Task requirements: Write out every line exactly, from the start of the records below to the line with "to[out=0,in=90] (#2,#5+12) -- (#2,#6-8)", and stop there. Don't write out the pictures.

Begin Dataset entries

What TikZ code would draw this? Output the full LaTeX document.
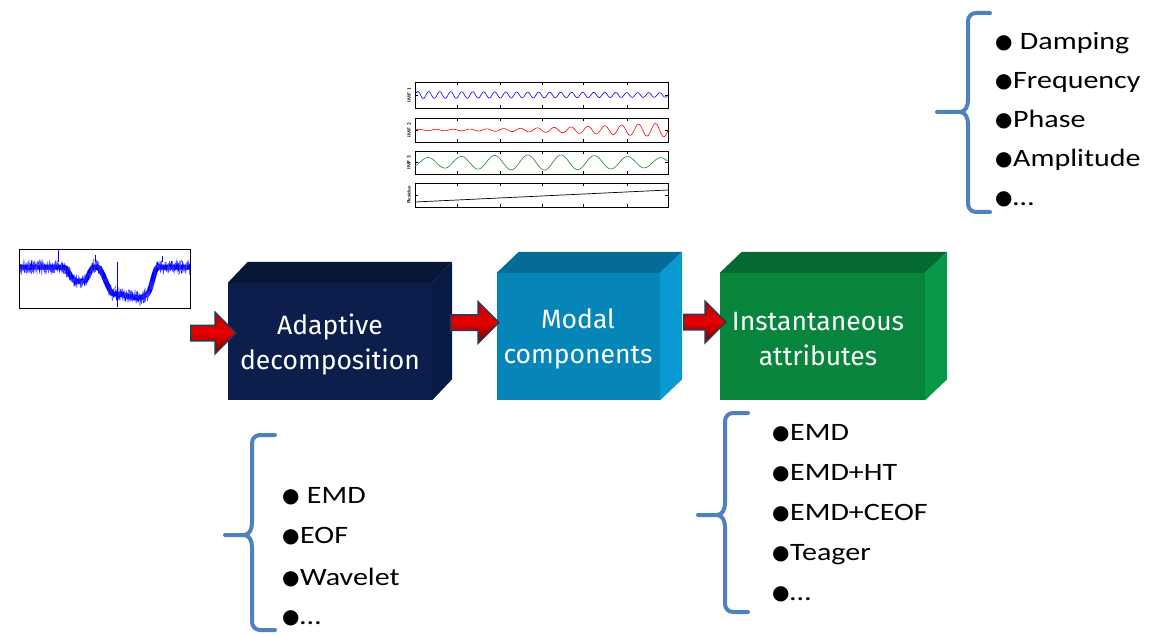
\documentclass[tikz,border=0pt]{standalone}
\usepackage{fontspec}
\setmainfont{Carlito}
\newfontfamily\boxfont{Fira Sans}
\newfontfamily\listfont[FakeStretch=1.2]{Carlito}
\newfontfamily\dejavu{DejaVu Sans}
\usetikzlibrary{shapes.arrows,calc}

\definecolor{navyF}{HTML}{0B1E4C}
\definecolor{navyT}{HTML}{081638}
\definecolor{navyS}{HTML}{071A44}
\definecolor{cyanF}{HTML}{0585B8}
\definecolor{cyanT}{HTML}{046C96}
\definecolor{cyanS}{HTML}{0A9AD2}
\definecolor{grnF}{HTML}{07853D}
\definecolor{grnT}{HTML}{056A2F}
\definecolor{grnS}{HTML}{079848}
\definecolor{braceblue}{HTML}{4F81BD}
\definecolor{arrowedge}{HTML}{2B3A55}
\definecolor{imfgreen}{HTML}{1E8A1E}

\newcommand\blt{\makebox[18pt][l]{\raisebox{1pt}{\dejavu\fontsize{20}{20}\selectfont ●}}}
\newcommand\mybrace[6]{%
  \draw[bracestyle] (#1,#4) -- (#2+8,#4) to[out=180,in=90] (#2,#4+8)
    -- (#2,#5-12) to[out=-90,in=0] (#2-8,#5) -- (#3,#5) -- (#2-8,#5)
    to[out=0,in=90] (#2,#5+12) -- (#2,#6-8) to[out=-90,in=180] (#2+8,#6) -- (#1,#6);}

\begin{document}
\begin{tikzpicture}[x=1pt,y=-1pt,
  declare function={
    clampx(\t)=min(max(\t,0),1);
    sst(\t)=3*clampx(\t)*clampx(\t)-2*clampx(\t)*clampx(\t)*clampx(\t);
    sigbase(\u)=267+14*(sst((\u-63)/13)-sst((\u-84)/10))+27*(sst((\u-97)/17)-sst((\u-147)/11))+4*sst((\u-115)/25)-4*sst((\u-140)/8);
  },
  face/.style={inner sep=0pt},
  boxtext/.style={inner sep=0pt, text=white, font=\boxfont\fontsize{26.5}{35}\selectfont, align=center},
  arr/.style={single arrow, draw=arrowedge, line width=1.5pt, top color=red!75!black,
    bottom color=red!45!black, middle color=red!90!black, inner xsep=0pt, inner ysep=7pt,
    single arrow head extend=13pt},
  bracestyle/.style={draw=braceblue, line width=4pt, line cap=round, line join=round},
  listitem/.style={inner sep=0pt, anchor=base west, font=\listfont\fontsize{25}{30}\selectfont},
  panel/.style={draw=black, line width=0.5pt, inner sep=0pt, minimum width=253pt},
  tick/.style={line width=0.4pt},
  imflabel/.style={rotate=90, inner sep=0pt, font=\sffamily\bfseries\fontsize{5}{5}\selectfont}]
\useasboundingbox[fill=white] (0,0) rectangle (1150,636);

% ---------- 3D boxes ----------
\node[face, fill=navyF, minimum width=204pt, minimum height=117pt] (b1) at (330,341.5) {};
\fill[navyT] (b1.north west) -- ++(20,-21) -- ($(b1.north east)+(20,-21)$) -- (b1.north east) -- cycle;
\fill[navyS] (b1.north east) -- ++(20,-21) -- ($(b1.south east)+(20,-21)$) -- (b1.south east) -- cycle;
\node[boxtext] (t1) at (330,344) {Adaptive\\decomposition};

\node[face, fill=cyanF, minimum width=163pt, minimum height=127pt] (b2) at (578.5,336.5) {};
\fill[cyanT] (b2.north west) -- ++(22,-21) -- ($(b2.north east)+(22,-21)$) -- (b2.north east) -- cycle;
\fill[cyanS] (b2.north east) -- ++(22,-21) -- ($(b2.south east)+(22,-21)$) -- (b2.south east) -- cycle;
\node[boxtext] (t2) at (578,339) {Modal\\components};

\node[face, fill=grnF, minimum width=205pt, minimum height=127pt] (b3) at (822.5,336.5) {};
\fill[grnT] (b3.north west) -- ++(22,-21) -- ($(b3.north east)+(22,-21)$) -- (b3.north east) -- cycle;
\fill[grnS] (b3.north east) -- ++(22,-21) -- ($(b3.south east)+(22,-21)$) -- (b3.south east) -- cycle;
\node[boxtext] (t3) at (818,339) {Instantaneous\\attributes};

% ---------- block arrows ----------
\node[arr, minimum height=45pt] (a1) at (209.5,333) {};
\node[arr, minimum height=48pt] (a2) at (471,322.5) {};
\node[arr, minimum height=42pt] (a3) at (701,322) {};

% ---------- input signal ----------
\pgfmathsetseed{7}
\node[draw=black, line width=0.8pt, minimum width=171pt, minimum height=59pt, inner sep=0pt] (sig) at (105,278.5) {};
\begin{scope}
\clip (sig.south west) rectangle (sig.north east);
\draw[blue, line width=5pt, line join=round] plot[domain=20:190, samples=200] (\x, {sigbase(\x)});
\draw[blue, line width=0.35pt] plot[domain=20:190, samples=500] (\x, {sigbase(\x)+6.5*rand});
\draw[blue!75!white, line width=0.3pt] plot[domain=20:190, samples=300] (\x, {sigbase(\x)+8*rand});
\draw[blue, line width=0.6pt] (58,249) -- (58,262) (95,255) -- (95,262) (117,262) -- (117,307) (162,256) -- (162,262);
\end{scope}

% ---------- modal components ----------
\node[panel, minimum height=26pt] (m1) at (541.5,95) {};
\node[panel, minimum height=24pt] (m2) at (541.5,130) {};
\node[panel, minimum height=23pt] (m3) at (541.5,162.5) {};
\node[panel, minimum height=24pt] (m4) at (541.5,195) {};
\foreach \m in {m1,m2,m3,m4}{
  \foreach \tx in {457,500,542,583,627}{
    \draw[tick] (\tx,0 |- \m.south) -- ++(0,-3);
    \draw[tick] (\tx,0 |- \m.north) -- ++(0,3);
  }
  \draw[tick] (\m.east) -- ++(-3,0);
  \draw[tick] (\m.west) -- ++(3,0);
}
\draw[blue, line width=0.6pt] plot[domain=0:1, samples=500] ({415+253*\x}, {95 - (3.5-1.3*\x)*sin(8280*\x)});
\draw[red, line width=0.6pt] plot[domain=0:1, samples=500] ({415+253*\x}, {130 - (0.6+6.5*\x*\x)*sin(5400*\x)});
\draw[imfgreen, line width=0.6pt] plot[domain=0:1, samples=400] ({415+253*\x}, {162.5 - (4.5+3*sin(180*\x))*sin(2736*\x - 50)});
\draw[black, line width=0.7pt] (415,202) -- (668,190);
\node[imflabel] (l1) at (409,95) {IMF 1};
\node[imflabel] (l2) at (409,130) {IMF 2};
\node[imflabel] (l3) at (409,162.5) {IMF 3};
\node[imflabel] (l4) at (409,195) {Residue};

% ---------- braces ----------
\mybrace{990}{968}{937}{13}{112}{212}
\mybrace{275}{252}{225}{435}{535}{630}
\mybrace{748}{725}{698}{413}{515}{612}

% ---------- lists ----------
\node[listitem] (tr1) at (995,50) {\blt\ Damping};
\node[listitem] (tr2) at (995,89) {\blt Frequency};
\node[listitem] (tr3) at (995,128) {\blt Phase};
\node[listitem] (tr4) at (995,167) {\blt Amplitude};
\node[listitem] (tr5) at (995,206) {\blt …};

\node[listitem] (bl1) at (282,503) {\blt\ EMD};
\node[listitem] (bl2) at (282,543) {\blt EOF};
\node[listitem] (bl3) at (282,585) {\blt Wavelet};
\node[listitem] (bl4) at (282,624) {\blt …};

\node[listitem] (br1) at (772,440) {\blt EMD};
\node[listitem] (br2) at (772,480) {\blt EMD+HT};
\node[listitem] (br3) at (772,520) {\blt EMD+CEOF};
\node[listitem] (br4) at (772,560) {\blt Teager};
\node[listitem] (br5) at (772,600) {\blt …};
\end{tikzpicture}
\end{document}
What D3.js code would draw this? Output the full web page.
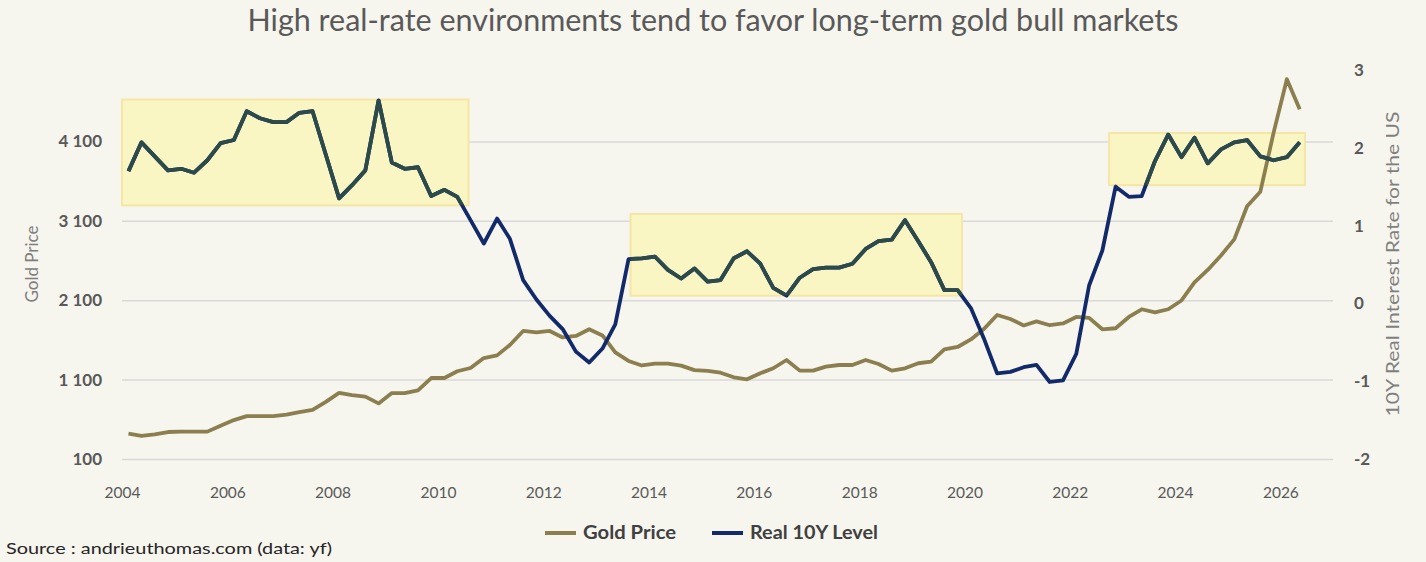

End Dataset entries

Exercise output:
What TikZ code would draw this? Output the full LaTeX document.
\documentclass[tikz,border=0pt]{standalone}
\usepackage{fontspec}
\setmainfont{Carlito}
\newfontfamily\boxfont{Fira Sans}
\newfontfamily\listfont[FakeStretch=1.2]{Carlito}
\newfontfamily\dejavu{DejaVu Sans}
\usetikzlibrary{shapes.arrows,calc}

\definecolor{navyF}{HTML}{0B1E4C}
\definecolor{navyT}{HTML}{081638}
\definecolor{navyS}{HTML}{071A44}
\definecolor{cyanF}{HTML}{0585B8}
\definecolor{cyanT}{HTML}{046C96}
\definecolor{cyanS}{HTML}{0A9AD2}
\definecolor{grnF}{HTML}{07853D}
\definecolor{grnT}{HTML}{056A2F}
\definecolor{grnS}{HTML}{079848}
\definecolor{braceblue}{HTML}{4F81BD}
\definecolor{arrowedge}{HTML}{2B3A55}
\definecolor{imfgreen}{HTML}{1E8A1E}

\newcommand\blt{\makebox[18pt][l]{\raisebox{1pt}{\dejavu\fontsize{20}{20}\selectfont ●}}}
\newcommand\mybrace[6]{%
  \draw[bracestyle] (#1,#4) -- (#2+8,#4) to[out=180,in=90] (#2,#4+8)
    -- (#2,#5-12) to[out=-90,in=0] (#2-8,#5) -- (#3,#5) -- (#2-8,#5)
    to[out=0,in=90] (#2,#5+12) -- (#2,#6-8) to[out=-90,in=180] (#2+8,#6) -- (#1,#6);}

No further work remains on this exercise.